# Free Stuff



## Foxinabox10 (Aug 25, 2004)

Has anyone had any luck with getting any free stuff from any companies with or without offering program space? If so...what, from where, and how?


----------



## bdesmond (Aug 26, 2004)

Free stuff as in? A free keychain or equipment or...


----------



## Foxinabox10 (Aug 26, 2004)

Either...Anything...


----------



## JahJahwarrior (Aug 26, 2004)

well, the only free things I've ever tried to get are gel books and catalogs...and darnit, I still haven't gotten a gel book from Lee!! emailed them twice..they sent me a catalog oncee, but still no gel booklet! Roscolux sent one fast though!


----------



## avkid (Aug 26, 2004)

catalogs and manuals are the most you will get out of some companies


----------



## digitaltec (Aug 26, 2004)

What kind of free stuff are you looking for? Alot of companies dont have alot of SWAG. I got stuff from Martin and HES and ETC, etc but thats cause I went to LDI or have made contacts with them and use them for purchases.


----------



## Foxinabox10 (Aug 26, 2004)

I have gotten some free stuff from LittleLite and On Stage Stands with no contract or other purchase with them, just program mention. That is the type of stuff I'm talking about.


----------



## avkid (Aug 27, 2004)

how would you go about getting these stands, i need to replace 90% of our current inventory, about 9


----------



## Foxinabox10 (Aug 27, 2004)

I'm sorry, it was Ultimate Support not On Stage Stands.

To get these items, you need to write a letter to these companies telling them who you are, on what behalf you're representing your theater company and why they should donate the lights.
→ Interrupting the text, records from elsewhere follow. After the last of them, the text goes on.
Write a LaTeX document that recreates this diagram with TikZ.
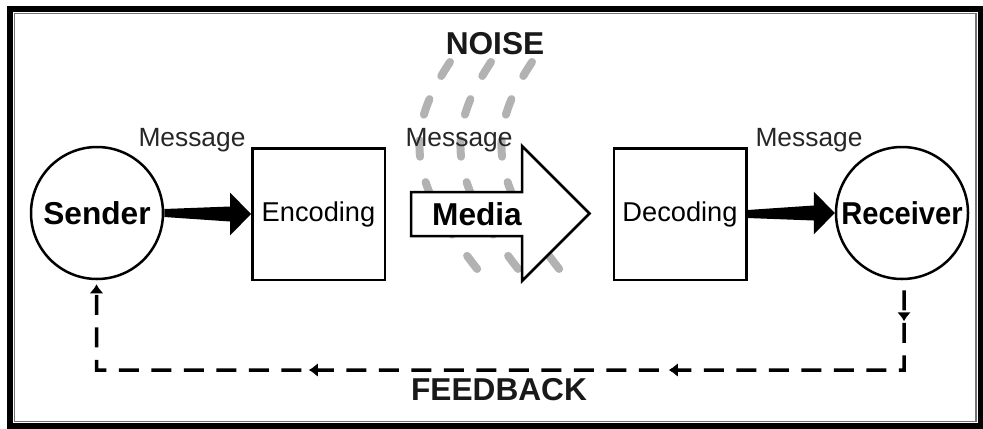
\documentclass[tikz,border=0pt]{standalone}
\usepackage{fontspec}
\setmainfont{Liberation Sans}
\usepackage{graphicx}
\usepackage{tikz}
\usetikzlibrary{calc,arrows.meta,decorations,decorations.markings}
% black wedge arrow from the east side of #1 to the west side of #2
\newcommand{\tikzWedgeArrow}[2]{
  \fill ($(#1.east)+(0,0.08)$) -- ($(#2.west)+(-0.42,0.15)$) -- ($(#2.west)+(-0.42,0.43)$) -- (#2.west)
     -- ($(#2.west)+(-0.42,-0.43)$) -- ($(#2.west)+(-0.42,-0.15)$) -- ($(#1.east)+(0,-0.08)$) -- cycle;
}

\begin{document}
\begin{tikzpicture}[
    party/.style={draw,circle,line width=0.05cm,minimum size=2.64cm,inner sep=0pt,font=\bfseries\fontsize{18}{20}\selectfont},
    coder/.style={draw,rectangle,line width=0.05cm,minimum width=2.65cm,minimum height=2.63cm,font=\fontsize{15.5}{18}\selectfont},
    msg/.style={anchor=base,text=black!85,font=\fontsize{15}{18}\selectfont},
    title/.style={anchor=base,text=black!90,font=\bfseries\fontsize{18}{20}\selectfont},
    fbtip/.tip={Latex[length=0.18cm,width=0.28cm]}]
  \useasboundingbox (0,0) rectangle (19.66,8.56);

  % frame
  \draw[line width=0.12cm] (0.20,0.05) rectangle (19.61,8.38);
  \draw[line width=0.03cm,black!55] (0.29,0.13) rectangle (19.52,8.29);

  % noise
  \foreach \dx in {0,0.82,1.64}
    \draw[line width=0.16cm,black!30,line cap=round,dash pattern=on 0.33cm off 0.52cm]
      (9.00+\dx,7.32) .. controls (8.10+\dx,5.96) and (8.10+\dx,4.96) .. (9.64+\dx,3.06);
  \node[title] (noise) at (9.90,7.48) {NOISE};

  \node[party] (sender) at (1.94,4.30) {Sender};
  \node[coder] (enc) at (6.37,4.28) {Encoding};
  \node[coder] (dec) at (13.60,4.28) {Decoding};
  \node[party] (receiver) at (18.04,4.30) {\scalebox{0.92}[1]{Receiver}};

  % the media arrow
  \draw[line width=0.05cm,fill=white] (8.22,4.72) -- (10.44,4.72) -- (10.44,5.64) -- (11.79,4.29)
     -- (10.44,2.94) -- (10.44,3.84) -- (8.22,3.84) -- cycle;
  \node[font=\bfseries\fontsize{18}{20}\selectfont] (media) at (9.54,4.28) {Media};

  \node[msg] (msg1) at (3.84,5.64) {Message};
  \node[msg] (msg2) at (9.18,5.64) {Message};
  \node[msg] (msg3) at (16.18,5.64) {Message};

  \tikzWedgeArrow{sender}{enc}
  \tikzWedgeArrow{dec}{receiver}

  % feedback loop
  \coordinate (fbr) at (18.08,1.16);
  \coordinate (fbl) at (1.93,1.16);
  \draw[line width=0.07cm,dash pattern=on 0.4cm off 0.25cm,-fbtip,
        postaction={decorate,decoration={markings,
          mark=at position 0.62cm with {\arrow{fbtip}},
          mark=at position 6.3cm with {\arrow{fbtip}},
          mark=at position 13.5cm with {\arrow{fbtip}}}}]
    ($(receiver.south)+(0.04,-0.2)$) -- (fbr) -- (fbl) -- ($(sender.south)+(-0.01,-0.08)$);
  \node[title] (feedback) at (9.98,0.56) {FEEDBACK};
\end{tikzpicture}
\end{document}
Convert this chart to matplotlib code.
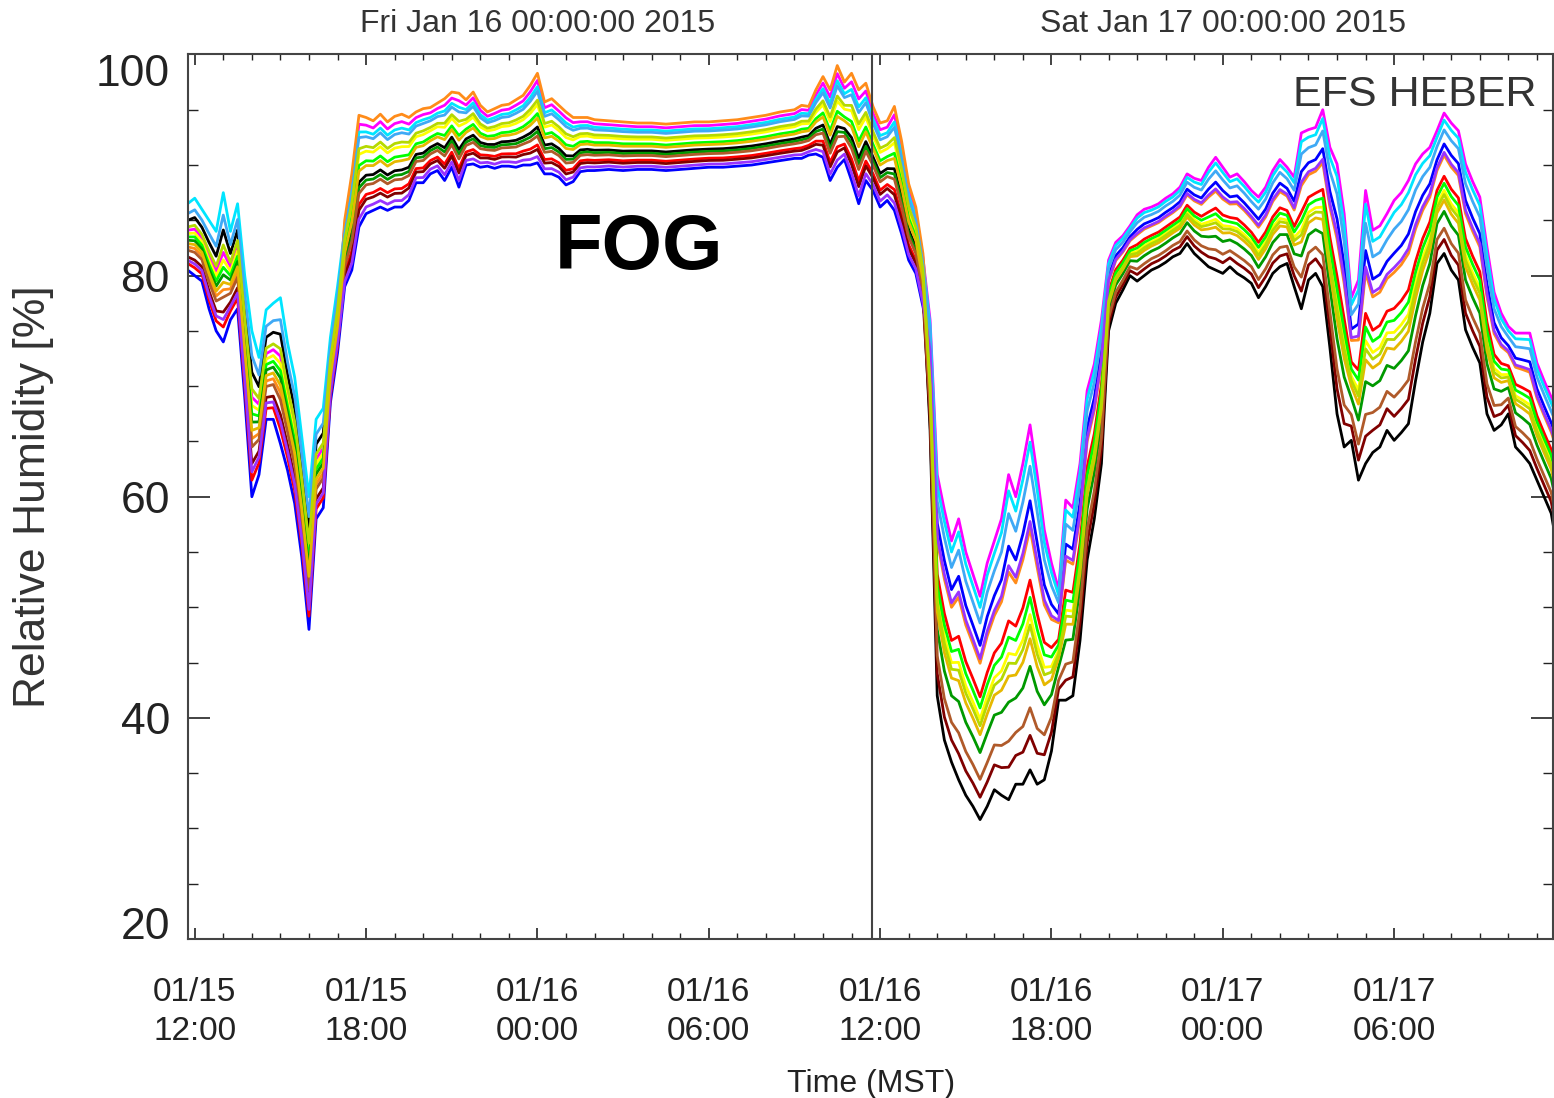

You can also contact resellers of the products.


----------



## jmsinick (Aug 27, 2004)

J.R. Clancy offers a few free items, such as plastic batton end caps, posters, a warning label for your fly system, and a few other odds and ends.

Jeremy


----------



## propmonkey (Aug 29, 2004)

i emailed companies and asked for shirts. etc is hard to get stuff from. i got a shirt from apollo and strand(my fav), one from high end is on the way. ask around and or email companies.


----------



## ship (May 4, 2005)

So I mentioned to the Osram rep. that Philips reps were visiting me this last week. Somehow after months of requesting swag swaps, I suddenly had some found and overnighted. Granted he was more concerned with me switching brands.

Than the Philips rep's that tripple teamed me no doubt in hearing that I'm not a easy sell asked a final faitful question of the day, "anything else we can do for you?" I have swag coming from them also now, or if not, you bet I won't let them forget.

Next up, Ushio and GE. Ushio should be an easy sell. Expect the vendor rep. to make her yearly visit at any time now. I'll simply note to her that if she does not bring swag with her two things will happen. First, the lighting department will be wearing Osram and Philips swag the day of her visit, and second the visit (- her fishing for a healthy order) won't go well for her in my being nice and giving her a order of interest. 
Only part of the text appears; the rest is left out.